Triumph of the Will. Last weekend a friend of mine sitting in on this at the midnight show, sometime between the time when Rudolph Hess speaks and when der Fuehrer ascends the rostrum. Two young men in platforms lounging in front of him. One turns to the other "I don't mind the Nazi killing millions of people, but boring me for hours..." At the Orson Welles.

llsa. More about it. "My name is llsa. I turned my lovers into lampshades." "The most dreaded Nazi of them all." The radio ads are said to feature a cracking whip--screams and moans in the background. Stern warning posters outside the theater (I happened to walk by--honestly) bidding audiences to beware, and that the cinema will not supply refunds for those with weak stomachs. "X-rated for violence."

Politics of Conspiracy. This is a three-day national conference on assassination theory, and it includes some movies. Also lectures, seminars, and experts like former New Orleans D.A. Jim Garrison, Mark Lane (Oswald's lawyer who made the film Rush to Judgment with Emilio de Antonio), the screenwriter for Executive Action, Donald Freed, and Theodore Charach who made The Second Gun and knows more about the JFK killing than practically anyone. At B.U. For details call the Cambridge Assassination Information Bureau, 661-8411.
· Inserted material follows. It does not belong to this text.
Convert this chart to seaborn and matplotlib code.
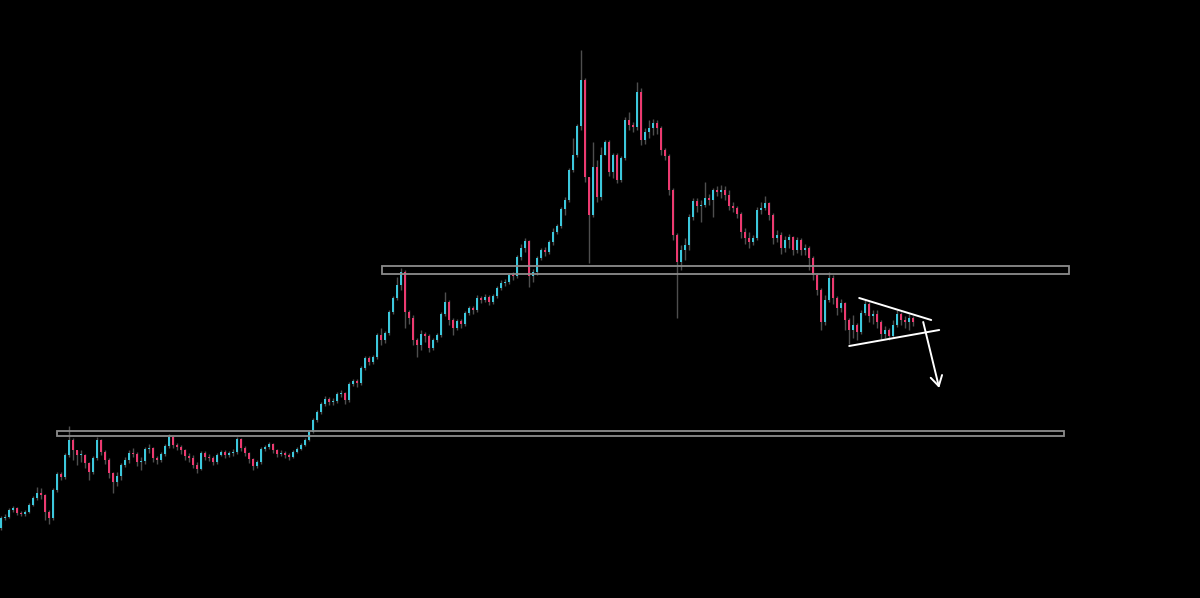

Costa Gavras, the creator of Z and State of Siege also made a film called The Confession about the Slansky trials (Czech purge trials) in the late forties. With Yves Montand. This is the beginning of a C-G series at B.U.'s Hayden Hall. Tonight at 7:30.

The Last Detail. Jack Nicholson turning dirty words into poetry.

King of Hearts. The Central Cinema has issued a release claiming that as this flimsy, forgettable, escapist wisp of a movie enters its fifth year it becomes the world's longest running picture in one theater. The Guiness Book of World Records, however, reported in 1969 that a theater in Egypt had been showing Me Tarzan, You Jane since September, 1949. So there.